## Work instructions
Track down the lines that contain "code" and copy them.

--*--

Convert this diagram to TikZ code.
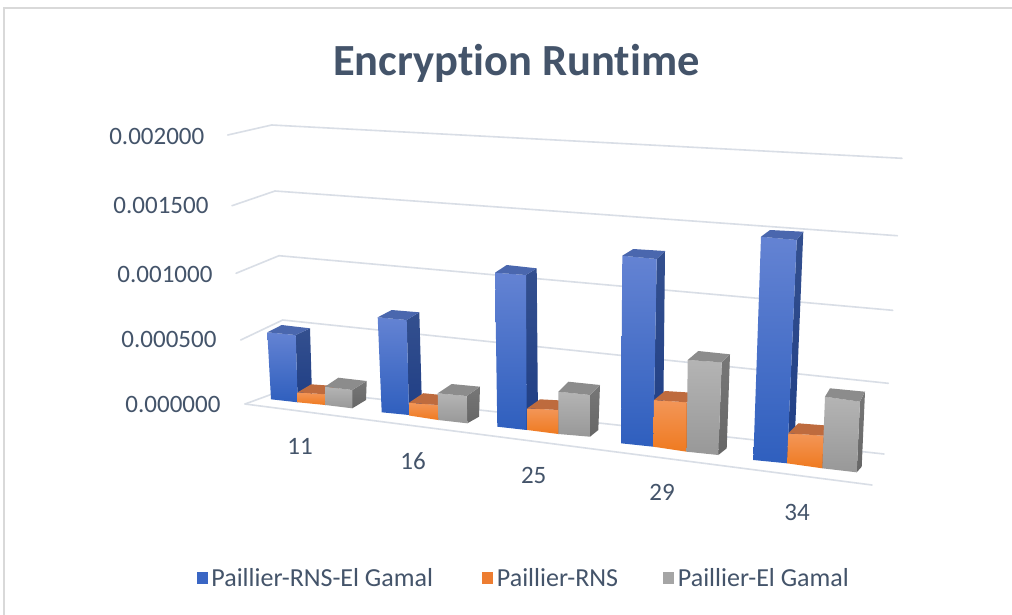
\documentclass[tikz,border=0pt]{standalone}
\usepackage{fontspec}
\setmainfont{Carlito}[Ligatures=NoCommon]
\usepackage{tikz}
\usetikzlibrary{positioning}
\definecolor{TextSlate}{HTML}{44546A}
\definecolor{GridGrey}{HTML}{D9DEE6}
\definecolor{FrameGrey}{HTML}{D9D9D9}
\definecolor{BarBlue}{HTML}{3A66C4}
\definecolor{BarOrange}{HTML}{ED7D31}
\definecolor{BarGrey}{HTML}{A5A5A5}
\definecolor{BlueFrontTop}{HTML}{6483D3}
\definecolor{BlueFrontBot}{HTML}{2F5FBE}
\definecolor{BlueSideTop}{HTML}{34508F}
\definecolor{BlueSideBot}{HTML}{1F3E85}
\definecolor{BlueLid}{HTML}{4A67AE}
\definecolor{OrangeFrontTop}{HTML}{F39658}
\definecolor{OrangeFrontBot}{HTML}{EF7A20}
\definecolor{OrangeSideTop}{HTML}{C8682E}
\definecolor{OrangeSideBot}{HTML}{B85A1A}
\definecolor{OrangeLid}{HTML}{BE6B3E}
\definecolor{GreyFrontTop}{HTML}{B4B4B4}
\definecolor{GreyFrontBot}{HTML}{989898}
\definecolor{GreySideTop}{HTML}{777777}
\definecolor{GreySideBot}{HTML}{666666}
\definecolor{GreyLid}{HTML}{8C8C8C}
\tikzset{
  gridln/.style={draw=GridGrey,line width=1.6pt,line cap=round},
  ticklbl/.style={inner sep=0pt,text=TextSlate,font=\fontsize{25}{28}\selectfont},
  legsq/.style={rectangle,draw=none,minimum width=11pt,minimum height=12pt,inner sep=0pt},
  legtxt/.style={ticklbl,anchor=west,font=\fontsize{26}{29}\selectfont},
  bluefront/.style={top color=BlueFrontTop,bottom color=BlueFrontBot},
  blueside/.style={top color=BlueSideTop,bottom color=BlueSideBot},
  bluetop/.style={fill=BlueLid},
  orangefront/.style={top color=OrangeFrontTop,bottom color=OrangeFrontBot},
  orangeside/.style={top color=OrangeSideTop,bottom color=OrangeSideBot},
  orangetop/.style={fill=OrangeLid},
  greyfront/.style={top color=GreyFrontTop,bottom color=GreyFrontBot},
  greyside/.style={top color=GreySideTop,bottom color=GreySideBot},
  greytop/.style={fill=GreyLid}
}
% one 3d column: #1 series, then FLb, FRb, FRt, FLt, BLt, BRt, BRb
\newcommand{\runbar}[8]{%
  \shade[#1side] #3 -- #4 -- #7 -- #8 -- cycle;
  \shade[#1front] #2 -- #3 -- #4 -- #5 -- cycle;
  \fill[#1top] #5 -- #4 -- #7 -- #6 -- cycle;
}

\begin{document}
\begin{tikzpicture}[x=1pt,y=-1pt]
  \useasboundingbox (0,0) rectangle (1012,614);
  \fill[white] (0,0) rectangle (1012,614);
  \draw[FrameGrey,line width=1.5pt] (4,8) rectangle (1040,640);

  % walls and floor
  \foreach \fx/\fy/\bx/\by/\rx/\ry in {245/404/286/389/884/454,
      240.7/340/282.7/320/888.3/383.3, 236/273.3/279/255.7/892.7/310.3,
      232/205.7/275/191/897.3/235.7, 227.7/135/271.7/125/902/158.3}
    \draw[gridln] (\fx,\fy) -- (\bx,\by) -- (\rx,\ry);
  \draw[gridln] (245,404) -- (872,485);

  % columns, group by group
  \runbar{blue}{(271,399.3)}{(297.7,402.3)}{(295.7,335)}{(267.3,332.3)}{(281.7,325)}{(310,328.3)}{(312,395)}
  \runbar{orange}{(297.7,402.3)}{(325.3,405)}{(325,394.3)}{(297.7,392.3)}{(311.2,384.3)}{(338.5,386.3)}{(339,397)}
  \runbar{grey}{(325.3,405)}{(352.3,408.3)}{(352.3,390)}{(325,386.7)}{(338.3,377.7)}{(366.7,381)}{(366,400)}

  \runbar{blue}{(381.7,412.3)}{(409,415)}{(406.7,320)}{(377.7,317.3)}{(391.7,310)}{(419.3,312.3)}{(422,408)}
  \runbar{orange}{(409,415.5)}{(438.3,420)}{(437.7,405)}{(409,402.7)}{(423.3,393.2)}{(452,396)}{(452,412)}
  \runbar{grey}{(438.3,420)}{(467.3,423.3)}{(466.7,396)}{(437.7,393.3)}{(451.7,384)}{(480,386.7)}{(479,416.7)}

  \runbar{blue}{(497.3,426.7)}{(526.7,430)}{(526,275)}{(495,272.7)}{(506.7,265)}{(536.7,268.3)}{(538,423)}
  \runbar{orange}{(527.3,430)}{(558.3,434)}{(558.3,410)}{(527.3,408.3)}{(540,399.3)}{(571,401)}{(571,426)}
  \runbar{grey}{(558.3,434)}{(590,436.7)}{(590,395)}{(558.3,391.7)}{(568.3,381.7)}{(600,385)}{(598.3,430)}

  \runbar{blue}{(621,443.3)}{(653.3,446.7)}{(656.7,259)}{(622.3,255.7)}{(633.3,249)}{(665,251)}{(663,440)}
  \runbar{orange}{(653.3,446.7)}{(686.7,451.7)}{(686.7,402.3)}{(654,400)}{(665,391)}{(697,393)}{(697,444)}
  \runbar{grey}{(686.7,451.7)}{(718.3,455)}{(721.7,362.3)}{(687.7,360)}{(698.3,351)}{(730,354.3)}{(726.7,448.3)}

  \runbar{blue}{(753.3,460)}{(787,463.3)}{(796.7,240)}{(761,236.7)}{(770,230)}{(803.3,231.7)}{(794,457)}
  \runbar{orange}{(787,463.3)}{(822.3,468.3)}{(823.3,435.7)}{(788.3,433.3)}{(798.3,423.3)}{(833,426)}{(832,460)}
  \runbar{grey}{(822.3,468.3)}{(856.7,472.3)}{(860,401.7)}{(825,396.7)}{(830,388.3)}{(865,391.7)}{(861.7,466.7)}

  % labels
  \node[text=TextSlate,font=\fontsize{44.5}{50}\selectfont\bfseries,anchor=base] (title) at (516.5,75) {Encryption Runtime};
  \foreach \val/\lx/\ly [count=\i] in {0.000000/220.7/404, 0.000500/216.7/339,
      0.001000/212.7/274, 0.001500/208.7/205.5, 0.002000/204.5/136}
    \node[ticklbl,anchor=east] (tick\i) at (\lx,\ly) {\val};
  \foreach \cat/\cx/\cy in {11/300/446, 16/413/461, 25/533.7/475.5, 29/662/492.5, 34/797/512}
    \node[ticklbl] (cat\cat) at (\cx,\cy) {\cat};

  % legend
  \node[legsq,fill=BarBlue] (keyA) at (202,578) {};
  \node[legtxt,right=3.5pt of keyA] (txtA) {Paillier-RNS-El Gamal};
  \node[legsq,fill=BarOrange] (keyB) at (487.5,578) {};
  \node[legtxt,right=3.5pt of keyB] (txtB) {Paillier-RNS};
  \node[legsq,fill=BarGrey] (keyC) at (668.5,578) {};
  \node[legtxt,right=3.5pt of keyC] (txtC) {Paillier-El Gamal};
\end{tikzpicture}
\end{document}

--*--

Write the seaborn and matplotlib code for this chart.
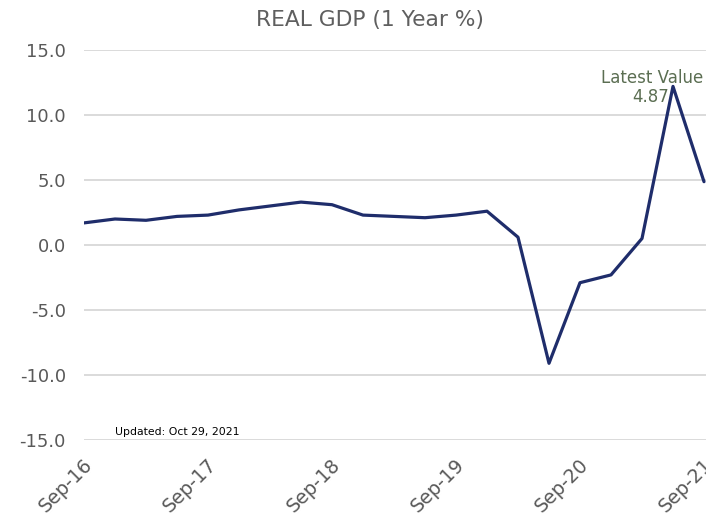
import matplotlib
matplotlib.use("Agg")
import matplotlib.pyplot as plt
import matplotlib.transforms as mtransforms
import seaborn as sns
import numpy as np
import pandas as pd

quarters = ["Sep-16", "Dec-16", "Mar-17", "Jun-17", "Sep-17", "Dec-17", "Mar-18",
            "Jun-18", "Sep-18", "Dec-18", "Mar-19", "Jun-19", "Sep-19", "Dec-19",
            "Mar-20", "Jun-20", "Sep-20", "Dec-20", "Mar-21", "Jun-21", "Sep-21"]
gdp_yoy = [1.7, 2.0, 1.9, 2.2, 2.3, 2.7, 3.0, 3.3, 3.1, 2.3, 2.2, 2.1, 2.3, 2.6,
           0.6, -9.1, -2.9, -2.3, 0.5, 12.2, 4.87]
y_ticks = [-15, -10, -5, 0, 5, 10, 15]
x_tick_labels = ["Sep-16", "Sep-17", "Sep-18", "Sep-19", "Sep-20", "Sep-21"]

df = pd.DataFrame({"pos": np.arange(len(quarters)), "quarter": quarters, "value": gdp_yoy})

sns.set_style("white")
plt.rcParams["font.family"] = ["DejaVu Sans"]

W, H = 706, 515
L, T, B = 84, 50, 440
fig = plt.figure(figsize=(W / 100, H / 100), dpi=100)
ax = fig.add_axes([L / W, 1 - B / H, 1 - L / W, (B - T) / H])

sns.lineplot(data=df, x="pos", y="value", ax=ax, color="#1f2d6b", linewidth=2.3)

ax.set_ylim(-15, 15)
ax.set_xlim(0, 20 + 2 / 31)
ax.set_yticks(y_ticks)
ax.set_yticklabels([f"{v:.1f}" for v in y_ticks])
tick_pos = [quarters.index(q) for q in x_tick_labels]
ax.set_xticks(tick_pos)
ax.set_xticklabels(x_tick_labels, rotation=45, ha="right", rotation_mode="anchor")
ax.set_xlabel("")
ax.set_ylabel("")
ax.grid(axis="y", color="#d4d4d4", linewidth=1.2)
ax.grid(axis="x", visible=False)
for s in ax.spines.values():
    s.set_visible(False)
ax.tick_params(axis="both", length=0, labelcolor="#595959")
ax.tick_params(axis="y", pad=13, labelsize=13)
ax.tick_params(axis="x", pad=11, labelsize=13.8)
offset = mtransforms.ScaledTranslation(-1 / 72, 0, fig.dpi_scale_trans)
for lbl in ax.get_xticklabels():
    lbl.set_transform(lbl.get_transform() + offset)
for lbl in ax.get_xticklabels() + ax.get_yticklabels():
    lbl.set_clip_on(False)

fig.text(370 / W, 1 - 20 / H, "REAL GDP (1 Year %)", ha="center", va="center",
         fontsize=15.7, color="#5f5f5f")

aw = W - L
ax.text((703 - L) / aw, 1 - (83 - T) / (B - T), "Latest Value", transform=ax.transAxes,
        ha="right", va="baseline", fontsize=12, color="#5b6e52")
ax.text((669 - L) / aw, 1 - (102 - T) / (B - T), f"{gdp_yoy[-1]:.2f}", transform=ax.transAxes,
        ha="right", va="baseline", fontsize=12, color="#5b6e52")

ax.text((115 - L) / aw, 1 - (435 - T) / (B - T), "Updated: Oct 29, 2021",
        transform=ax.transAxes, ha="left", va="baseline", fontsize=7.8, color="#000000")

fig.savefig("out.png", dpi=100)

--*--

## The completed task
Convert this diagram to TikZ code.
Write the seaborn and matplotlib code for this chart.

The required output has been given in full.